The time-coded transcript should be a document consisting of transcribed text in English. The content will be delivered using two methods: scroll text (transcript) next to the video, and closed captions (see screenshot). DSDJ will publish a signed version along with scrolling text as a transcript for the video. DSDJ will not publish a fully translated text in the traditional sense of the presentation. The transcript must be submitted in .vtt format.
Use the same file labeling method and replace the prior versions label (V1, V2, etc.) with “FINAL” before submitting. The approved final materials will be reviewed by the DSDJ team prior to publication.
How to Effectively Submit Materials
Master Sheet: Provide an Excel document to track all citations and media within the video manuscript. List them in the order of appearance and provide a time code for reference. Be sure to match the media item to the file name in the Excel document.
File Labeling for Submission: ‘V1’ label denote first version, if there are any subsequent versions during the process, insert V2, V3, etc.
- Main Folder: “FIRSTAUTHORLASTNAME_V1” - all content listed below is to be placed into this folder and zipped (.zip).
- Video: Submit as sub-folder; if there is more than one video, use “FIRSTAUTHORLASTNAME_V1_Video.”
- If there are chapters, add numbers in order: “FIRSTAUTHORLASTNAME_V1_Video_01.”
- Other Media: Submit as sub-folder, “LASTNAME_V1_Other_Media.” For each item used, “LASTNAME_V1_Media_01” and ensure the numbers follow the order of referral in article regardless of the file extension.
- Transcript (optional): Stand alone, “FIRSTAUTHORLASTNAME_V1_Transcript”
- References: Stand alone, “FIRSTAUTHORLASTNAME_V1_References”
- Master Sheet: Stand alone, “FIRSTAUTHORLASTNAME_V1_Mastersheet”
DSDJ follows the current academic standards for publishing. As of October 2018, DSDJ will only accept submissions formatted in APA 6th style. Further, all submissions must include an abstract, keywords, an English transcript of the signed version with time codes, and references. All written text must be submitted in word format. All video files must be MP4 at least 1080p; other related supplemental videos must be open captioned and follow best practice for an accessible content to all. See publication requirements page for more details.

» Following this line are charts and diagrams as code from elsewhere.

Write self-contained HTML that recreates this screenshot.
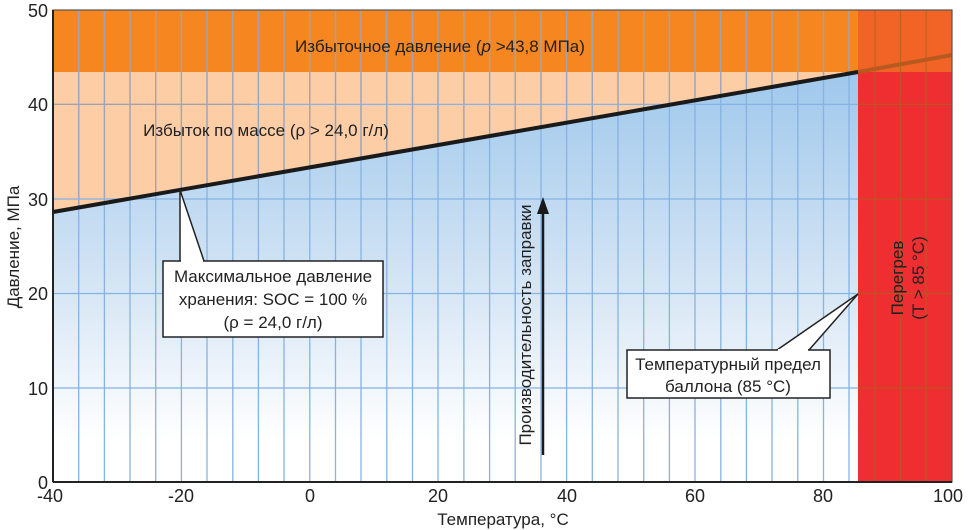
<!DOCTYPE html>
<html><head><meta charset="utf-8"><style>
html,body{margin:0;padding:0;background:#fff;}
svg{display:block;font-family:"Liberation Sans",sans-serif;}
</style></head><body>
<svg width="970" height="530" viewBox="0 0 970 530" xmlns="http://www.w3.org/2000/svg">
<defs>
<linearGradient id="bl" x1="0" y1="0" x2="0" y2="1">
<stop offset="0" stop-color="#9fc8ec"/>
<stop offset="0.5" stop-color="#d3e4f4"/>
<stop offset="0.9" stop-color="#ffffff"/>
</linearGradient>
</defs>
<rect x="53" y="72" width="805" height="410" fill="url(#bl)"/>
<polygon points="53,72 858,72 858,72 53,212" fill="#fdcda6"/>
<rect x="53" y="10" width="805" height="62" fill="#f58620"/>
<rect x="858" y="72" width="94" height="410" fill="#ee2e30"/>
<rect x="858" y="10" width="94" height="62" fill="#f16425"/>
<g stroke="#85b3e3" stroke-width="1.3">
<line x1="78.7" y1="10" x2="78.7" y2="482"/><line x1="104.4" y1="10" x2="104.4" y2="482"/><line x1="130" y1="10" x2="130" y2="482"/><line x1="155.7" y1="10" x2="155.7" y2="482"/><line x1="181.4" y1="10" x2="181.4" y2="482"/><line x1="207" y1="10" x2="207" y2="482"/><line x1="232.8" y1="10" x2="232.8" y2="482"/><line x1="258.4" y1="10" x2="258.4" y2="482"/><line x1="284" y1="10" x2="284" y2="482"/><line x1="309.8" y1="10" x2="309.8" y2="482"/><line x1="335.5" y1="10" x2="335.5" y2="482"/><line x1="361" y1="10" x2="361" y2="482"/><line x1="386.8" y1="10" x2="386.8" y2="482"/><line x1="412.5" y1="10" x2="412.5" y2="482"/><line x1="438" y1="10" x2="438" y2="482"/><line x1="463.9" y1="10" x2="463.9" y2="482"/><line x1="489.6" y1="10" x2="489.6" y2="482"/><line x1="515.2" y1="10" x2="515.2" y2="482"/><line x1="541" y1="10" x2="541" y2="482"/><line x1="566.6" y1="10" x2="566.6" y2="482"/><line x1="592.3" y1="10" x2="592.3" y2="482"/><line x1="618" y1="10" x2="618" y2="482"/><line x1="643.7" y1="10" x2="643.7" y2="482"/><line x1="669.4" y1="10" x2="669.4" y2="482"/><line x1="695" y1="10" x2="695" y2="482"/><line x1="720.8" y1="10" x2="720.8" y2="482"/><line x1="746.4" y1="10" x2="746.4" y2="482"/><line x1="772" y1="10" x2="772" y2="482"/><line x1="797.8" y1="10" x2="797.8" y2="482"/><line x1="823.5" y1="10" x2="823.5" y2="482"/><line x1="849" y1="10" x2="849" y2="482"/>
</g>
<g stroke="#a6a0a8" stroke-width="1.3" opacity="0.8">
<line x1="78.7" y1="10" x2="78.7" y2="207"/><line x1="104.4" y1="10" x2="104.4" y2="203"/><line x1="130" y1="10" x2="130" y2="198"/><line x1="155.7" y1="10" x2="155.7" y2="194"/><line x1="181.4" y1="10" x2="181.4" y2="190"/><line x1="207" y1="10" x2="207" y2="185"/><line x1="232.8" y1="10" x2="232.8" y2="181"/><line x1="258.4" y1="10" x2="258.4" y2="176"/><line x1="284" y1="10" x2="284" y2="172"/><line x1="309.8" y1="10" x2="309.8" y2="167"/><line x1="335.5" y1="10" x2="335.5" y2="163"/><line x1="361" y1="10" x2="361" y2="158"/><line x1="386.8" y1="10" x2="386.8" y2="154"/><line x1="412.5" y1="10" x2="412.5" y2="149"/><line x1="438" y1="10" x2="438" y2="145"/><line x1="463.9" y1="10" x2="463.9" y2="140"/><line x1="489.6" y1="10" x2="489.6" y2="136"/><line x1="515.2" y1="10" x2="515.2" y2="131"/><line x1="541" y1="10" x2="541" y2="127"/><line x1="566.6" y1="10" x2="566.6" y2="122"/><line x1="592.3" y1="10" x2="592.3" y2="118"/><line x1="618" y1="10" x2="618" y2="114"/><line x1="643.7" y1="10" x2="643.7" y2="109"/><line x1="669.4" y1="10" x2="669.4" y2="105"/><line x1="695" y1="10" x2="695" y2="100"/><line x1="720.8" y1="10" x2="720.8" y2="96"/><line x1="746.4" y1="10" x2="746.4" y2="91"/><line x1="772" y1="10" x2="772" y2="87"/><line x1="797.8" y1="10" x2="797.8" y2="82"/><line x1="823.5" y1="10" x2="823.5" y2="78"/><line x1="849" y1="10" x2="849" y2="73"/>
</g>
<g stroke="#85b3e3" stroke-width="1.3">
<line x1="53" y1="104.4" x2="858" y2="104.4"/>
<line x1="53" y1="199" x2="858" y2="199"/>
<line x1="53" y1="293.5" x2="858" y2="293.5"/>
<line x1="53" y1="388" x2="858" y2="388"/>
</g>
<g stroke="#a6a0a8" stroke-width="1.3"><line x1="53" y1="104.4" x2="250" y2="104.4"/></g>
<g stroke="#b0601f" stroke-width="1.2" opacity="0.75">
<line x1="875" y1="10" x2="875" y2="482"/><line x1="900.5" y1="10" x2="900.5" y2="482"/><line x1="926" y1="10" x2="926" y2="482"/>
<line x1="858" y1="104.4" x2="952" y2="104.4"/><line x1="858" y1="199" x2="952" y2="199"/><line x1="858" y1="293.5" x2="952" y2="293.5"/><line x1="858" y1="388" x2="952" y2="388"/>
</g>
<line x1="858" y1="72" x2="952" y2="55" stroke="#b85a20" stroke-width="4"/>
<line x1="53" y1="212" x2="858" y2="72" stroke="#1a1a1a" stroke-width="4"/>
<rect x="53" y="10" width="899" height="472" fill="none" stroke="#555" stroke-width="1.2"/>
<line x1="53" y1="10" x2="53" y2="482" stroke="#222" stroke-width="2"/>
<line x1="53" y1="482" x2="952" y2="482" stroke="#222" stroke-width="2"/>
<g font-size="18" fill="#222" text-anchor="end">
<text x="48" y="17">50</text><text x="48" y="111">40</text><text x="48" y="206">30</text><text x="48" y="300">20</text><text x="48" y="395">10</text><text x="48" y="489">0</text>
</g>
<g font-size="18" fill="#222" text-anchor="middle">
<text x="50" y="502">-40</text><text x="181" y="502">-20</text><text x="310" y="502">0</text><text x="438" y="502">20</text><text x="567" y="502">40</text><text x="695" y="502">60</text><text x="823" y="502">80</text><text x="948" y="502">100</text>
</g>
<text x="503" y="525" font-size="17" fill="#222" text-anchor="middle">Температура, °C</text>
<text transform="translate(19,247) rotate(-90)" font-size="17" fill="#222" text-anchor="middle">Давление, МПа</text>
<text x="440" y="52" font-size="17" fill="#222" text-anchor="middle">Избыточное давление (<tspan font-style="italic">p</tspan> &gt;43,8 МПа)</text>
<text x="266" y="136" font-size="17" fill="#222" text-anchor="middle">Избыток по массе (ρ &gt; 24,0 г/л)</text>
<text transform="translate(903,278) rotate(-90)" font-size="17" fill="#222" text-anchor="middle"><tspan x="0" y="0">Перегрев</tspan><tspan x="0" y="21">(T &gt; 85 °C)</tspan></text>
<line x1="543" y1="455" x2="543" y2="210" stroke="#1a1a1a" stroke-width="2.5"/>
<polygon points="543,197 537,214 549,214" fill="#1a1a1a"/>
<text transform="translate(531,325) rotate(-90)" font-size="17" fill="#222" text-anchor="middle">Производительность заправки</text>
<polygon points="180,190 180,261 204,261" fill="#fff" stroke="#222" stroke-width="1.5"/>
<rect x="163" y="261" width="220" height="76" fill="#fff" stroke="#222" stroke-width="1.5"/>
<line x1="181" y1="261" x2="203" y2="261" stroke="#fff" stroke-width="2"/>
<g font-size="17" fill="#222" text-anchor="middle">
<text x="273" y="282">Максимальное давление</text>
<text x="273" y="305">хранения: SOC  = 100 %</text>
<text x="273" y="328">(ρ = 24,0 г/л)</text>
</g>
<polygon points="858,294 777,350 809,350" fill="#fff" stroke="#222" stroke-width="1.5"/>
<rect x="627" y="350" width="203" height="48" fill="#fff" stroke="#222" stroke-width="1.5"/>
<line x1="778" y1="350" x2="808" y2="350" stroke="#fff" stroke-width="2"/>
<g font-size="17" fill="#222" text-anchor="middle">
<text x="728" y="370">Температурный предел</text>
<text x="728" y="392">баллона (85 °C)</text>
</g>
</svg>
</body></html>
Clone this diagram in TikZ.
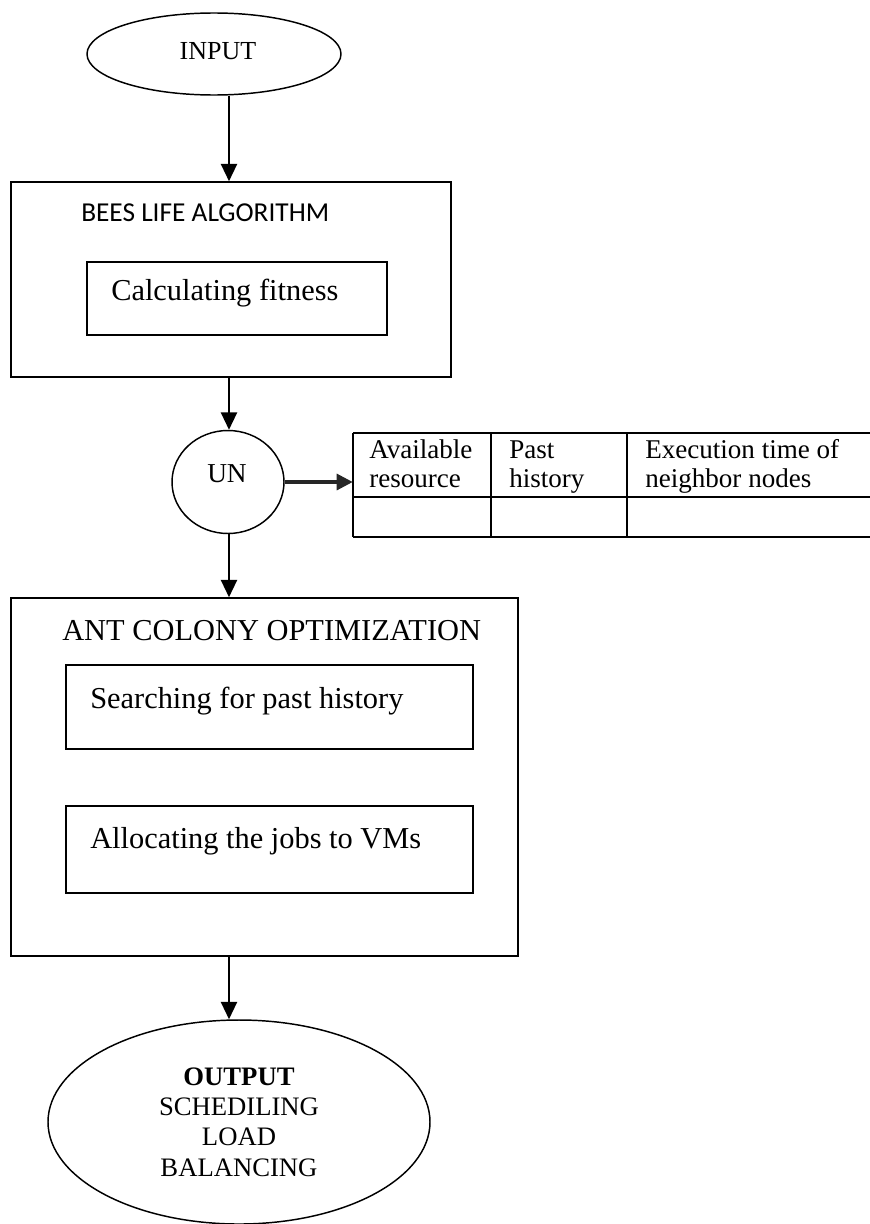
\documentclass[tikz,border=0pt]{standalone}
\usepackage{fontspec}
\setmainfont{Liberation Serif}
\newfontfamily\calibrifont{Carlito}
\usetikzlibrary{shapes.geometric,arrows.meta}
\begin{document}
\begin{tikzpicture}[x=0.75pt,y=-0.75pt,
  box/.style={draw,line width=1.1pt,rectangle,inner sep=0pt},
  oval/.style={draw,line width=1.1pt,ellipse,inner sep=0pt},
  txt/.style={inner sep=0pt,anchor=base west,font=\fontsize{22.8}{27}\selectfont},
  cell/.style={inner sep=0pt,anchor=base west,font=\fontsize{20.3}{22}\selectfont},
  arr/.style={line width=1.6pt,-{Triangle[length=13pt,width=12pt]}},
  sidearr/.style={line width=2.3pt,black!85,-{Triangle[length=12pt,width=12pt]}},
  tline/.style={line width=1pt}]
\useasboundingbox (0,0) rectangle (870,1224);
\coordinate (ax) at (229,0);

% INPUT
\node[oval,minimum width=190.5pt,minimum height=61.5pt] (input) at (214,54) {};
\node[inner sep=0pt,anchor=base,font=\fontsize{19.5}{23}\selectfont] (inputtxt) at (218,59) {INPUT};

% BEES LIFE ALGORITHM
\node[box,minimum width=330pt,minimum height=146.25pt] (bees) at (231,279.5) {};
\node[inner sep=0pt,anchor=base west,font=\calibrifont\fontsize{20.5}{24}\selectfont] (beestxt) at (81,221) {BEES LIFE ALGORITHM};
\node[box,minimum width=225pt,minimum height=54.75pt] (calc) at (237,298.5) {};
\node[txt] (calctxt) at (111,300) {Calculating fitness};

% UN
\node[oval,minimum width=84pt,minimum height=77.25pt] (un) at (228,482) {};
\node[inner sep=0pt,anchor=base,font=\fontsize{20.5}{24}\selectfont] (untxt) at (227,482) {UN};

% table
\node[inner sep=0pt,minimum width=387.75pt,minimum height=78pt] (table) at (611.5,485) {};
\draw[tline] (353,433) -- (870,433);
\draw[tline] (353,497) -- (870,497);
\draw[line width=2.2pt] (353,537) -- (870,537);
\draw[tline] (353,433) -- (353,537);
\draw[tline] (491,433) -- (491,537);
\draw[tline] (627,433) -- (627,537);
\node[cell] (c1a) at (369,458) {Available};
\node[cell] (c1b) at (369,487) {resource};
\node[cell] (c2a) at (509,458) {Past};
\node[cell] (c2b) at (509,487) {history};
\node[cell] (c3a) at (645,458) {Execution time of};
\node[cell] (c3b) at (645,487) {neighbor nodes};

% ACO
\node[box,minimum width=380.25pt,minimum height=268.5pt] (aco) at (264.5,777) {};
\node[txt] (acotxt) at (62,640) {ANT COLONY OPTIMIZATION};
\node[box,minimum width=305.25pt,minimum height=63pt] (search) at (269.5,707) {};
\node[txt] (searchtxt) at (90,708) {Searching for past history};
\node[box,minimum width=305.25pt,minimum height=65.25pt] (alloc) at (269.5,849.5) {};
\node[txt] (alloctxt) at (90,848) {Allocating the jobs to VMs};

% OUTPUT
\node[oval,minimum width=286.5pt,minimum height=153pt,align=center,
  font=\fontsize{20}{22.8}\selectfont] (output) at (239,1122)
  {\textbf{OUTPUT}\\SCHEDILING\\LOAD\\BALANCING};

% connectors
\draw[arr] (input.south -| ax) -- (bees.north -| ax);
\draw[arr] (bees.south -| ax) -- (un.north -| ax);
\draw[sidearr] (un.east) -- (un.east -| table.west);
\draw[arr] (un.south -| ax) -- (aco.north -| ax);
\draw[arr] (aco.south -| ax) -- (output.north -| ax);
\end{tikzpicture}
\end{document}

DSDJ checks each submitted manuscript for plagiarism before publication. If plagiarism is detected by either the editorial staff or peer reviewers at any stage in the editorial process, one of two approaches will be utilized. If plagiarism is minor and may be an oversight in the citation process, the author(s) will be contacted and asked to revise the text or quote the original text precisely, while citing the original source. If plagiarism is extensive, the article will be rejected. Self-plagiarism or duplicate publication is not permitted and will result in the rejection of a submitted manuscript. Please review COPE (Committee on Publication Ethics) Code of Conduct and Best Practice Guidelines for Journal Editors.
Deaf Studies Digital Journal allows the following licences for submission:
- Copyright - More Information
© the author(s). All rights reserved.
- CC BY 4.0 - More Information
Attribution — You must give appropriate credit, provide a link to the license, and indicate if changes were made. You may do so in any reasonable manner, but not in any way that suggests the licensor endorses you or your use. No additional restrictions — You may not apply legal terms or technological measures that legally restrict others from doing anything the license permits.
- CC BY-ND 4.0 - More Information
Attribution — You must give appropriate credit, provide a link to the license, and indicate if changes were made. You may do so in any reasonable manner, but not in any way that suggests the licensor endorses you or your use. NoDerivatives — If you remix, transform, or build upon the material, you may not distribute the modified material. No additional restrictions — You may not apply legal terms or technological measures that legally restrict others from doing anything the license permits.
- CC BY-NC 4.0 - More Information
Attribution — You must give appropriate credit, provide a link to the license, and indicate if changes were made. You may do so in any reasonable manner, but not in any way that suggests the licensor endorses you or your use. NonCommercial — You may not use the material for commercial purposes. No additional restrictions — You may not apply legal terms or technological measures that legally restrict others from doing anything the license permits.
- CC BY-NC-ND 4.0 - More Information
Attribution — You must give appropriate credit, provide a link to the license, and indicate if changes were made. You may do so in any reasonable manner, but not in any way that suggests the licensor endorses you or your use. NonCommercial — You may not use the material for commercial purposes. NoDerivatives — If you remix, transform, or build upon the material, you may not distribute the modified material. No additional restrictions — You may not apply legal terms or technological measures that legally restrict others from doing anything the license permits.
- CC BY-SA 4.0 - More Information
Attribution — You must give appropriate credit, provide a link to the license, and indicate if changes were made. You may do so in any reasonable manner, but not in any way that suggests the licensor endorses you or your use. ShareAlike — If you remix, transform, or build upon the material, you must distribute your contributions under the same license as the original. No additional restrictions — You may not apply legal terms or technological measures that legally restrict others from doing anything the license permits.